• **To do**
Print the listing from its top line through the line containing "0.816, 0.818, 0.823];", nothing more, and leave out the pictures.

• **Recorded data**

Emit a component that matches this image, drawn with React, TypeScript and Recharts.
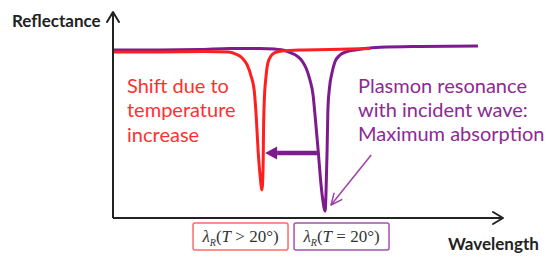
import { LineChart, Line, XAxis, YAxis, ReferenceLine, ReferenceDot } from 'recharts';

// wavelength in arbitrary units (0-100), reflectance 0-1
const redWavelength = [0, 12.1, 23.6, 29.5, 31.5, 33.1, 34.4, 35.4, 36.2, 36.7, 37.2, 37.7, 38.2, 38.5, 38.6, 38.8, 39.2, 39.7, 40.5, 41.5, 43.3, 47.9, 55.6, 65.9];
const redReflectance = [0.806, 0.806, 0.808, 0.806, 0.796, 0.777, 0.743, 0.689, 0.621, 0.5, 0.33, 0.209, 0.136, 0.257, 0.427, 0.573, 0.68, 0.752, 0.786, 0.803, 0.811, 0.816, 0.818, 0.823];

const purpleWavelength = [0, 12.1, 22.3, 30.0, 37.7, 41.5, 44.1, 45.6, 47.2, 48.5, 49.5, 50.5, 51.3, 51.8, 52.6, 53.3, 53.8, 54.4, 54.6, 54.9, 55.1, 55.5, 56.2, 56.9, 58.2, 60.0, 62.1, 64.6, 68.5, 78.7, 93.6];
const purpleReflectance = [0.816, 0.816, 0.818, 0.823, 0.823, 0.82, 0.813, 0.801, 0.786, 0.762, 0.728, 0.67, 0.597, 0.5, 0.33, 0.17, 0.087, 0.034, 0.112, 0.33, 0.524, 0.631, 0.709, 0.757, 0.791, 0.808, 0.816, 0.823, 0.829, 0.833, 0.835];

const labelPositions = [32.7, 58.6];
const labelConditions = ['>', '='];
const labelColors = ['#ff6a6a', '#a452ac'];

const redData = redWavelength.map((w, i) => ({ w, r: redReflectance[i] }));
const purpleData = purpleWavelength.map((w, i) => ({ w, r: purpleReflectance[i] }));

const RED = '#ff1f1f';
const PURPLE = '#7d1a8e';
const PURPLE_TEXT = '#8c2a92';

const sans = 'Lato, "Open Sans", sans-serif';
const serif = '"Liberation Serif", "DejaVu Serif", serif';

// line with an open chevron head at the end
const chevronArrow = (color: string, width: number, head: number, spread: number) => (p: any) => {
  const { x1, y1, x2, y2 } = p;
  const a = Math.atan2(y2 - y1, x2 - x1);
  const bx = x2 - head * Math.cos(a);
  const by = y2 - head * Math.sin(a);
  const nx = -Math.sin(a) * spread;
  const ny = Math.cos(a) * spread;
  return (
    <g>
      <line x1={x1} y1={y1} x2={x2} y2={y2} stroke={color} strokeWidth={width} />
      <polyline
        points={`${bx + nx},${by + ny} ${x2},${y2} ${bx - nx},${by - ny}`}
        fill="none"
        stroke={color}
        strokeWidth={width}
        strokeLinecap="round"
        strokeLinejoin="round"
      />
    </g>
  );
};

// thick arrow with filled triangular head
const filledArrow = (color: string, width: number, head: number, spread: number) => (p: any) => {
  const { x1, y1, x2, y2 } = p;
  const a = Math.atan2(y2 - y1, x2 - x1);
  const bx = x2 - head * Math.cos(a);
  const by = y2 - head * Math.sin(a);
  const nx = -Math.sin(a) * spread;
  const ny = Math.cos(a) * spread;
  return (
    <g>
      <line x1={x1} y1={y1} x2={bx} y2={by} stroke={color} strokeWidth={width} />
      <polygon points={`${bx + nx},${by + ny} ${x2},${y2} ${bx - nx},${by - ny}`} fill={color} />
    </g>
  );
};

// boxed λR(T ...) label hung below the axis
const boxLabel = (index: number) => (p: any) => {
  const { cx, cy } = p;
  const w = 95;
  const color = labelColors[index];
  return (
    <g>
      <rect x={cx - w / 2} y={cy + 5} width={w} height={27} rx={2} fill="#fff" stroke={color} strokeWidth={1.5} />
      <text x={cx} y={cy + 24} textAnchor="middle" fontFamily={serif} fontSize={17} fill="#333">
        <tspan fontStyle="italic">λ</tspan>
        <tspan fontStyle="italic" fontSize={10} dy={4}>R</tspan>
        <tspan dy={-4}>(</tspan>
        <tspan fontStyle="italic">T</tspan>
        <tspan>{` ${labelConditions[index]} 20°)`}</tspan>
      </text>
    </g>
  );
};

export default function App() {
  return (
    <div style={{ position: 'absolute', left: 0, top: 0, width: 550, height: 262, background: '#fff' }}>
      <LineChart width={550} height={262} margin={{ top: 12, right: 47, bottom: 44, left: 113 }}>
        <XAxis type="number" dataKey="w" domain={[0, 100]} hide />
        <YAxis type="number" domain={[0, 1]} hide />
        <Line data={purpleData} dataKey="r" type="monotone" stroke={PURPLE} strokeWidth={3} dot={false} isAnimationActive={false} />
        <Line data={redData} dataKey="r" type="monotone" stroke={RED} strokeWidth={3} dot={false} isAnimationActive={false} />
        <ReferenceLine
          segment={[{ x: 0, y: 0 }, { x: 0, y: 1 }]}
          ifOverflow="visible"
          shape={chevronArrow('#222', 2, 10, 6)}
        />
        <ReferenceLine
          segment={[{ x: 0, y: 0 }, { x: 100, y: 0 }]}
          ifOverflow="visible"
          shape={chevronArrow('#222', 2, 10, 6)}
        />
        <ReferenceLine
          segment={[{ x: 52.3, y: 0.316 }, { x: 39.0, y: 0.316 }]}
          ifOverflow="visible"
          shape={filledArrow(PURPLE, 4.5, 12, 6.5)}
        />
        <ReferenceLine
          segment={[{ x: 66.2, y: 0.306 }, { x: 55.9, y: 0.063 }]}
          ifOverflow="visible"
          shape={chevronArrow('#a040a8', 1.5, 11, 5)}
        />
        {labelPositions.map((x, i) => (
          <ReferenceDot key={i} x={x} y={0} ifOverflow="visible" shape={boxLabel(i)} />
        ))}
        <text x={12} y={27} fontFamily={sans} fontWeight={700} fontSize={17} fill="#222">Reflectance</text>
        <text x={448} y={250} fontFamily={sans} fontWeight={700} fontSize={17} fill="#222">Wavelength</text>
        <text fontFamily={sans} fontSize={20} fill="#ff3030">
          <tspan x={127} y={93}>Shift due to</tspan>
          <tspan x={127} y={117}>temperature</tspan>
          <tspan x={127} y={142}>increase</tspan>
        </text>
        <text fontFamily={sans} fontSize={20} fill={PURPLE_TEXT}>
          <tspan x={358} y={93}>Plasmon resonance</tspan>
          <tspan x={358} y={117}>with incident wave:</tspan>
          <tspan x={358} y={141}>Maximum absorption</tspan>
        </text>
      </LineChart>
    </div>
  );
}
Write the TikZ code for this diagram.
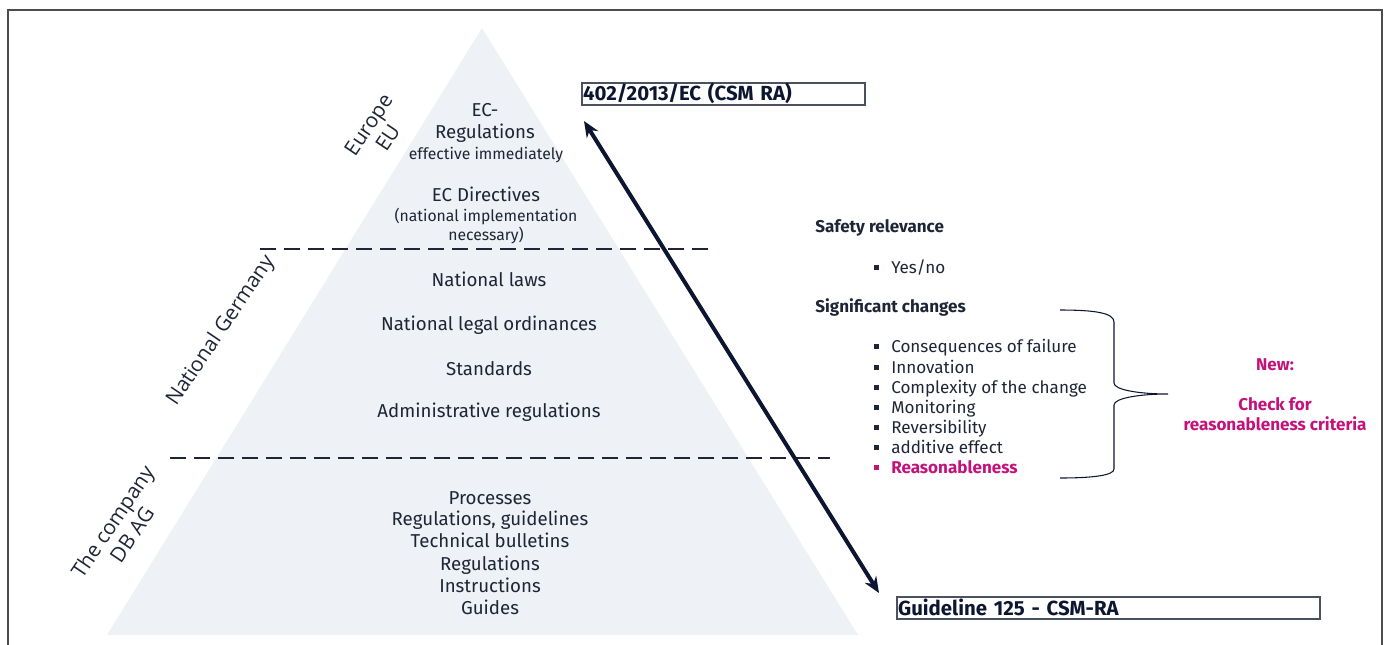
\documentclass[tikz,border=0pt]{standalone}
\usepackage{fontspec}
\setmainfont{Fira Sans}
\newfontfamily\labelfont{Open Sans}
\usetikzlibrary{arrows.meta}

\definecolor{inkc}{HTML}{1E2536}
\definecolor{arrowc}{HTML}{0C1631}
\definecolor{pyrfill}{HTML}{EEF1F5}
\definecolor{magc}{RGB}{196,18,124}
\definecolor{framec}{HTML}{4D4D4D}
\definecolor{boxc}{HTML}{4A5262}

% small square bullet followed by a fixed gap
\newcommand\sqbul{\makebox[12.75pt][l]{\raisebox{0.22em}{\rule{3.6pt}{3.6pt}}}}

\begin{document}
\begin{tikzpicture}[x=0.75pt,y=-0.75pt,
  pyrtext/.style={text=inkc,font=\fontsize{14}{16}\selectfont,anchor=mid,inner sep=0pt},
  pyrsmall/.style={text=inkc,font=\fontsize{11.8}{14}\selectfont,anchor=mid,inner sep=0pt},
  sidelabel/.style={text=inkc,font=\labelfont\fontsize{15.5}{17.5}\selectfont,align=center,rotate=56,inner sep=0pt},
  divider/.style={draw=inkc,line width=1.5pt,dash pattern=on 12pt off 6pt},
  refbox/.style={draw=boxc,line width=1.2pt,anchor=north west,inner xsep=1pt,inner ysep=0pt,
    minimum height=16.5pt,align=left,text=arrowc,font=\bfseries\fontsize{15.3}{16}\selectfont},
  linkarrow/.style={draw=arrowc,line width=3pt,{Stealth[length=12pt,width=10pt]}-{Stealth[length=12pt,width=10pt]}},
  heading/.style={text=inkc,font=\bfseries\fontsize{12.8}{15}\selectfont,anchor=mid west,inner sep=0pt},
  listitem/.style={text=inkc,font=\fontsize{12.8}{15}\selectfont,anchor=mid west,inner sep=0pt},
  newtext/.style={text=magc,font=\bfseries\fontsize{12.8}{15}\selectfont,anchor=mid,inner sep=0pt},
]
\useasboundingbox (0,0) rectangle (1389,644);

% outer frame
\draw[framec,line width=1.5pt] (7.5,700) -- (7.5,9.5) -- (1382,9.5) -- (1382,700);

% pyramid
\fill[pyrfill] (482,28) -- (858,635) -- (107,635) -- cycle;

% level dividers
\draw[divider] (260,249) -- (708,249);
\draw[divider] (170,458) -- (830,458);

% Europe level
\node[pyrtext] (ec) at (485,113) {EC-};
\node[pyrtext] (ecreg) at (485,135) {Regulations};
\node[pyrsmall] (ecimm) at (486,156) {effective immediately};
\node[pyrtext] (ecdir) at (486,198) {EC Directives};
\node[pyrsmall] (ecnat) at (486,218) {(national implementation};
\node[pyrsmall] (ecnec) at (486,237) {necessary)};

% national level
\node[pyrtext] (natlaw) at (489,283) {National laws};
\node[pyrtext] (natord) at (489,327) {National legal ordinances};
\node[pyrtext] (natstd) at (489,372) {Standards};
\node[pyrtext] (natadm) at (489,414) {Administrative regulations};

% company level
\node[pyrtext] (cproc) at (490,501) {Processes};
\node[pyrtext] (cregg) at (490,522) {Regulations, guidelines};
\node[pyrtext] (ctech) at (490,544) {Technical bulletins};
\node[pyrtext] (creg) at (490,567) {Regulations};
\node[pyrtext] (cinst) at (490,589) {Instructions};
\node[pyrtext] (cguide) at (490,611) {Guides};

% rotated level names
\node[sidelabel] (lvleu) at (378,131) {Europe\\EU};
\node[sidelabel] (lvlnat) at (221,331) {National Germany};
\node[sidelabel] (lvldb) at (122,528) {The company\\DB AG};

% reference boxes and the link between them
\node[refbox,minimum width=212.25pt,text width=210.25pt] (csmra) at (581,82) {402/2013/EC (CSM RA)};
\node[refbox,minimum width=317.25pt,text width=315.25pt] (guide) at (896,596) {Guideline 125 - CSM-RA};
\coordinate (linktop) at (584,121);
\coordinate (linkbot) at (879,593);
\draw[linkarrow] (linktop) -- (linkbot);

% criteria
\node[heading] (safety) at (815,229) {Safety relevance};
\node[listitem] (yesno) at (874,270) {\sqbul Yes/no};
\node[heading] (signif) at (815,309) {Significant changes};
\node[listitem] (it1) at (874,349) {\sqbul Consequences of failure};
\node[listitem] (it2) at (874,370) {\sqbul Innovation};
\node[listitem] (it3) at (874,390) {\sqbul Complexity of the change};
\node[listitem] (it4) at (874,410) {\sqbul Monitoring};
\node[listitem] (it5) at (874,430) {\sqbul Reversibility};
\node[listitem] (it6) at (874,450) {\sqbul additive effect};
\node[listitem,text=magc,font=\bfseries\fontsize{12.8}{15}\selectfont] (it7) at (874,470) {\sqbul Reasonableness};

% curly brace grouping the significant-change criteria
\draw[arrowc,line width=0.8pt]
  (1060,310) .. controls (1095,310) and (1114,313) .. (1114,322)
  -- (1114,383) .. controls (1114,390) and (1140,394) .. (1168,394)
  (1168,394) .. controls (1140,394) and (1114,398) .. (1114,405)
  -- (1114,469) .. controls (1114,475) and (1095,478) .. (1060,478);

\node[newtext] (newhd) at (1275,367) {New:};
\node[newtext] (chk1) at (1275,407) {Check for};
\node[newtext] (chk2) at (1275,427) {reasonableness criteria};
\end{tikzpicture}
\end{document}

• **Result**
Emit a component that matches this image, drawn with React, TypeScript and Recharts.
import { LineChart, Line, XAxis, YAxis, ReferenceLine, ReferenceDot } from 'recharts';

// wavelength in arbitrary units (0-100), reflectance 0-1
const redWavelength = [0, 12.1, 23.6, 29.5, 31.5, 33.1, 34.4, 35.4, 36.2, 36.7, 37.2, 37.7, 38.2, 38.5, 38.6, 38.8, 39.2, 39.7, 40.5, 41.5, 43.3, 47.9, 55.6, 65.9];
const redReflectance = [0.806, 0.806, 0.808, 0.806, 0.796, 0.777, 0.743, 0.689, 0.621, 0.5, 0.33, 0.209, 0.136, 0.257, 0.427, 0.573, 0.68, 0.752, 0.786, 0.803, 0.811, 0.816, 0.818, 0.823];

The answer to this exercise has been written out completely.